▶ **GIVEN DATA**

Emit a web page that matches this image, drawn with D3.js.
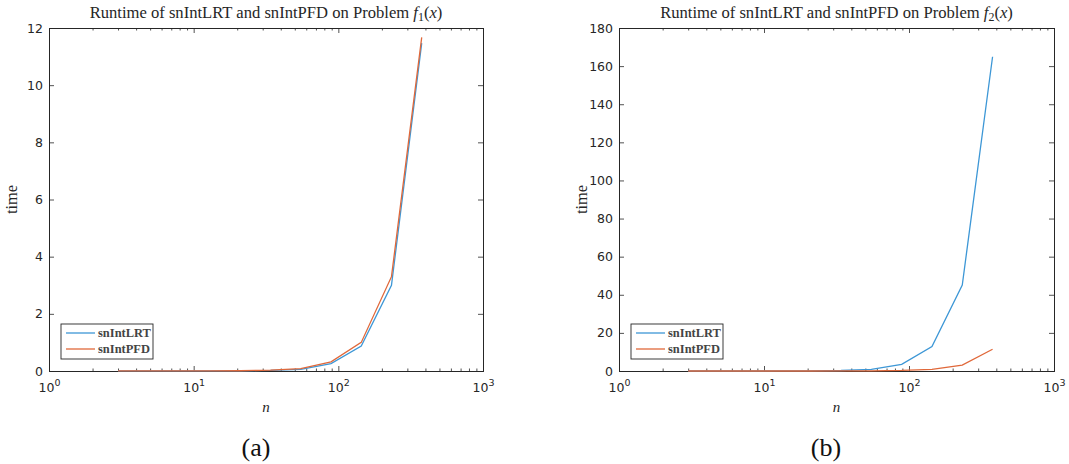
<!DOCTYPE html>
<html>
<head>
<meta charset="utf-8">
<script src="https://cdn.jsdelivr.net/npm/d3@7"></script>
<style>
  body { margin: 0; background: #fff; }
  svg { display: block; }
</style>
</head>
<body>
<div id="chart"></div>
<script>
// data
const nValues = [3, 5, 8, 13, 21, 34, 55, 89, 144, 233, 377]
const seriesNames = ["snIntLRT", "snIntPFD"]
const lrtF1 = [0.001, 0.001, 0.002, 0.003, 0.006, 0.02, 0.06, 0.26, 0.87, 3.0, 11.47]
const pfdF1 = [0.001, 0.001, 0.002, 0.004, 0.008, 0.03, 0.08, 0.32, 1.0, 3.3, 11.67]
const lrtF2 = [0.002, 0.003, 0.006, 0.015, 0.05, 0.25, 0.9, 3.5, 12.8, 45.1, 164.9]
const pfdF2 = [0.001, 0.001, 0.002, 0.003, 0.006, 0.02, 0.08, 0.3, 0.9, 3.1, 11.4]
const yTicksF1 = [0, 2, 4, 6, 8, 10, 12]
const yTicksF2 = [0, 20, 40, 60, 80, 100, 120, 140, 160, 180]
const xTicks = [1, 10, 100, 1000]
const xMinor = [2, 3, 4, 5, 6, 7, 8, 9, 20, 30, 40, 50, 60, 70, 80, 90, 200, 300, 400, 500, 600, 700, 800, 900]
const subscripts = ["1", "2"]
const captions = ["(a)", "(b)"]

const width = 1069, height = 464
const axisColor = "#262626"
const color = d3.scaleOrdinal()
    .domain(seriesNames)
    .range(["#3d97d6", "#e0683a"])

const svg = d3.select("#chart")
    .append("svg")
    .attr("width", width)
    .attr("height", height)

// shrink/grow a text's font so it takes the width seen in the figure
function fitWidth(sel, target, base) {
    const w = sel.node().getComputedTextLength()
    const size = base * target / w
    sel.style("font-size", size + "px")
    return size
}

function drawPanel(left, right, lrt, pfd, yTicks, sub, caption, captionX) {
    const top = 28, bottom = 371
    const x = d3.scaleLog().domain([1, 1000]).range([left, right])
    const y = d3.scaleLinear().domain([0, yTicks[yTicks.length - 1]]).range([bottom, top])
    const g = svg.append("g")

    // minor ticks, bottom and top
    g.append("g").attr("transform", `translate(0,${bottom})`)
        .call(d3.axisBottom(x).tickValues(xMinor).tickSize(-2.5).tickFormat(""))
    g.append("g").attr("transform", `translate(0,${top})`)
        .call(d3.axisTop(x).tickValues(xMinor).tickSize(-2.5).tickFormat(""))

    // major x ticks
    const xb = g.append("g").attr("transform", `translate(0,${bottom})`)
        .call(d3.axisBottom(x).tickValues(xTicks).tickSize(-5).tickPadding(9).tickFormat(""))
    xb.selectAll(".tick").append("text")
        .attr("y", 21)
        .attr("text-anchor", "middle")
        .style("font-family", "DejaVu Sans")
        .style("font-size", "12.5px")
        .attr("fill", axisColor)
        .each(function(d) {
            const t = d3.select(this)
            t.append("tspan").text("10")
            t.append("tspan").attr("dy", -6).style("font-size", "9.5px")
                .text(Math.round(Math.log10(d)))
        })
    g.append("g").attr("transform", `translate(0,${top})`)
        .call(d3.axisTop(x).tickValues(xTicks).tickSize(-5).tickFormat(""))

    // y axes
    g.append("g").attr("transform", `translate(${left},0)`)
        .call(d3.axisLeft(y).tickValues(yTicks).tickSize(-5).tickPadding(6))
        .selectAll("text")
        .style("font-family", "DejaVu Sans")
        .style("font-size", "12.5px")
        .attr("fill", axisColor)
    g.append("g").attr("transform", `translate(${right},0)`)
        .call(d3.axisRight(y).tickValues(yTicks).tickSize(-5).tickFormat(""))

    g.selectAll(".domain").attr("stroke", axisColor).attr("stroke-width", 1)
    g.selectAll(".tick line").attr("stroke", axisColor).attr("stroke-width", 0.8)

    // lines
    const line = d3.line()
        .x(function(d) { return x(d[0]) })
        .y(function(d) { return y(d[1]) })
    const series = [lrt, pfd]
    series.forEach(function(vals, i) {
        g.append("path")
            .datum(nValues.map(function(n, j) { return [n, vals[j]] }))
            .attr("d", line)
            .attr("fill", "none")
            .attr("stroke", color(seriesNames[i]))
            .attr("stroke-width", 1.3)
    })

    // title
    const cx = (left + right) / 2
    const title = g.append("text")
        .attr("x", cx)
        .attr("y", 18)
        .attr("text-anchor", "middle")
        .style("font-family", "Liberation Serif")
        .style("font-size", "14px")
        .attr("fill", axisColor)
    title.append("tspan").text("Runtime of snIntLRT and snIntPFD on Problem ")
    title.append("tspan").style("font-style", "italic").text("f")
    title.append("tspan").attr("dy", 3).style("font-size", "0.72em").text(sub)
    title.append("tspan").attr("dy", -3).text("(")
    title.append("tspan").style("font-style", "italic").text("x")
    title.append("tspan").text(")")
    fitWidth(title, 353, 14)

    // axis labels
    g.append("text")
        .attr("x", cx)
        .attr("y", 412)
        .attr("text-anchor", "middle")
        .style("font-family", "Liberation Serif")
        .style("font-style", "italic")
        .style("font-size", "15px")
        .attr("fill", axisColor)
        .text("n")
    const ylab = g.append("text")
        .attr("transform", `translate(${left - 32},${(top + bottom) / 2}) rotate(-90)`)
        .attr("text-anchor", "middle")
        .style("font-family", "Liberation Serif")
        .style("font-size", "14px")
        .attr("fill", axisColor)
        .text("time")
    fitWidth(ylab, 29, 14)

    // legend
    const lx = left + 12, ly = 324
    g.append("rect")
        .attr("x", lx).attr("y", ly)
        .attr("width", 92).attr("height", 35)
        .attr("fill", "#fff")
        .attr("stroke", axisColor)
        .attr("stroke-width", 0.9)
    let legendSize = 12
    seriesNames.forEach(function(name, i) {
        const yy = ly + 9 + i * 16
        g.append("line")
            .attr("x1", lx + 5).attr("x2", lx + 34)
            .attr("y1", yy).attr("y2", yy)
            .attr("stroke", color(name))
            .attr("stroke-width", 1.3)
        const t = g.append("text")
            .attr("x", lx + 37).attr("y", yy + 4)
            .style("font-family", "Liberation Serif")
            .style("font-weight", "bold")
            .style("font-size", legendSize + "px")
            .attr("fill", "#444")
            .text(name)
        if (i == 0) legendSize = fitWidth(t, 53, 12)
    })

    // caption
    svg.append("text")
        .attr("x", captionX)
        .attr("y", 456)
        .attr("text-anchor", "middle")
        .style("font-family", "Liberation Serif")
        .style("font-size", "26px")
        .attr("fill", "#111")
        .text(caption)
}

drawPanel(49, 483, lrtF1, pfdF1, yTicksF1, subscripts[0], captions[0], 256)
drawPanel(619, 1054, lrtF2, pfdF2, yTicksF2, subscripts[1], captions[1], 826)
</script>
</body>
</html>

▶ **JOB**
Copy the whole of the material above exactly, but not its images.

▶ **RESPONSE**
Emit a web page that matches this image, drawn with D3.js.
<!DOCTYPE html>
<html>
<head>
<meta charset="utf-8">
<script src="https://cdn.jsdelivr.net/npm/d3@7"></script>
<style>
  body { margin: 0; background: #fff; }
  svg { display: block; }
</style>
</head>
<body>
<div id="chart"></div>
<script>
// data
const nValues = [3, 5, 8, 13, 21, 34, 55, 89, 144, 233, 377]
const seriesNames = ["snIntLRT", "snIntPFD"]
const lrtF1 = [0.001, 0.001, 0.002, 0.003, 0.006, 0.02, 0.06, 0.26, 0.87, 3.0, 11.47]
const pfdF1 = [0.001, 0.001, 0.002, 0.004, 0.008, 0.03, 0.08, 0.32, 1.0, 3.3, 11.67]
const lrtF2 = [0.002, 0.003, 0.006, 0.015, 0.05, 0.25, 0.9, 3.5, 12.8, 45.1, 164.9]
const pfdF2 = [0.001, 0.001, 0.002, 0.003, 0.006, 0.02, 0.08, 0.3, 0.9, 3.1, 11.4]
const yTicksF1 = [0, 2, 4, 6, 8, 10, 12]
const yTicksF2 = [0, 20, 40, 60, 80, 100, 120, 140, 160, 180]
const xTicks = [1, 10, 100, 1000]
const xMinor = [2, 3, 4, 5, 6, 7, 8, 9, 20, 30, 40, 50, 60, 70, 80, 90, 200, 300, 400, 500, 600, 700, 800, 900]
const subscripts = ["1", "2"]
const captions = ["(a)", "(b)"]

const width = 1069, height = 464
const axisColor = "#262626"
const color = d3.scaleOrdinal()
    .domain(seriesNames)
    .range(["#3d97d6", "#e0683a"])

const svg = d3.select("#chart")
    .append("svg")
    .attr("width", width)
    .attr("height", height)

// shrink/grow a text's font so it takes the width seen in the figure
function fitWidth(sel, target, base) {
    const w = sel.node().getComputedTextLength()
    const size = base * target / w
    sel.style("font-size", size + "px")
    return size
}

function drawPanel(left, right, lrt, pfd, yTicks, sub, caption, captionX) {
    const top = 28, bottom = 371
    const x = d3.scaleLog().domain([1, 1000]).range([left, right])
    const y = d3.scaleLinear().domain([0, yTicks[yTicks.length - 1]]).range([bottom, top])
    const g = svg.append("g")

    // minor ticks, bottom and top
    g.append("g").attr("transform", `translate(0,${bottom})`)
        .call(d3.axisBottom(x).tickValues(xMinor).tickSize(-2.5).tickFormat(""))
    g.append("g").attr("transform", `translate(0,${top})`)
        .call(d3.axisTop(x).tickValues(xMinor).tickSize(-2.5).tickFormat(""))

    // major x ticks
    const xb = g.append("g").attr("transform", `translate(0,${bottom})`)
        .call(d3.axisBottom(x).tickValues(xTicks).tickSize(-5).tickPadding(9).tickFormat(""))
    xb.selectAll(".tick").append("text")
        .attr("y", 21)
        .attr("text-anchor", "middle")
        .style("font-family", "DejaVu Sans")
        .style("font-size", "12.5px")
        .attr("fill", axisColor)
        .each(function(d) {
            const t = d3.select(this)
            t.append("tspan").text("10")
            t.append("tspan").attr("dy", -6).style("font-size", "9.5px")
                .text(Math.round(Math.log10(d)))
        })
    g.append("g").attr("transform", `translate(0,${top})`)
        .call(d3.axisTop(x).tickValues(xTicks).tickSize(-5).tickFormat(""))

    // y axes
    g.append("g").attr("transform", `translate(${left},0)`)
        .call(d3.axisLeft(y).tickValues(yTicks).tickSize(-5).tickPadding(6))
        .selectAll("text")
        .style("font-family", "DejaVu Sans")
        .style("font-size", "12.5px")
        .attr("fill", axisColor)
    g.append("g").attr("transform", `translate(${right},0)`)
        .call(d3.axisRight(y).tickValues(yTicks).tickSize(-5).tickFormat(""))

    g.selectAll(".domain").attr("stroke", axisColor).attr("stroke-width", 1)
    g.selectAll(".tick line").attr("stroke", axisColor).attr("stroke-width", 0.8)

    // lines
    const line = d3.line()
        .x(function(d) { return x(d[0]) })
        .y(function(d) { return y(d[1]) })
    const series = [lrt, pfd]
    series.forEach(function(vals, i) {
        g.append("path")
            .datum(nValues.map(function(n, j) { return [n, vals[j]] }))
            .attr("d", line)
            .attr("fill", "none")
            .attr("stroke", color(seriesNames[i]))
            .attr("stroke-width", 1.3)
    })

    // title
    const cx = (left + right) / 2
    const title = g.append("text")
        .attr("x", cx)
        .attr("y", 18)
        .attr("text-anchor", "middle")
        .style("font-family", "Liberation Serif")
        .style("font-size", "14px")
        .attr("fill", axisColor)
    title.append("tspan").text("Runtime of snIntLRT and snIntPFD on Problem ")
    title.append("tspan").style("font-style", "italic").text("f")
    title.append("tspan").attr("dy", 3).style("font-size", "0.72em").text(sub)
    title.append("tspan").attr("dy", -3).text("(")
    title.append("tspan").style("font-style", "italic").text("x")
    title.append("tspan").text(")")
    fitWidth(title, 353, 14)

    // axis labels
    g.append("text")
        .attr("x", cx)
        .attr("y", 412)
        .attr("text-anchor", "middle")
        .style("font-family", "Liberation Serif")
        .style("font-style", "italic")
        .style("font-size", "15px")
        .attr("fill", axisColor)
        .text("n")
    const ylab = g.append("text")
        .attr("transform", `translate(${left - 32},${(top + bottom) / 2}) rotate(-90)`)
        .attr("text-anchor", "middle")
        .style("font-family", "Liberation Serif")
        .style("font-size", "14px")
        .attr("fill", axisColor)
        .text("time")
    fitWidth(ylab, 29, 14)

    // legend
    const lx = left + 12, ly = 324
    g.append("rect")
        .attr("x", lx).attr("y", ly)
        .attr("width", 92).attr("height", 35)
        .attr("fill", "#fff")
        .attr("stroke", axisColor)
        .attr("stroke-width", 0.9)
    let legendSize = 12
    seriesNames.forEach(function(name, i) {
        const yy = ly + 9 + i * 16
        g.append("line")
            .attr("x1", lx + 5).attr("x2", lx + 34)
            .attr("y1", yy).attr("y2", yy)
            .attr("stroke", color(name))
            .attr("stroke-width", 1.3)
        const t = g.append("text")
            .attr("x", lx + 37).attr("y", yy + 4)
            .style("font-family", "Liberation Serif")
            .style("font-weight", "bold")
            .style("font-size", legendSize + "px")
            .attr("fill", "#444")
            .text(name)
        if (i == 0) legendSize = fitWidth(t, 53, 12)
    })

    // caption
    svg.append("text")
        .attr("x", captionX)
        .attr("y", 456)
        .attr("text-anchor", "middle")
        .style("font-family", "Liberation Serif")
        .style("font-size", "26px")
        .attr("fill", "#111")
        .text(caption)
}

drawPanel(49, 483, lrtF1, pfdF1, yTicksF1, subscripts[0], captions[0], 256)
drawPanel(619, 1054, lrtF2, pfdF2, yTicksF2, subscripts[1], captions[1], 826)
</script>
</body>
</html>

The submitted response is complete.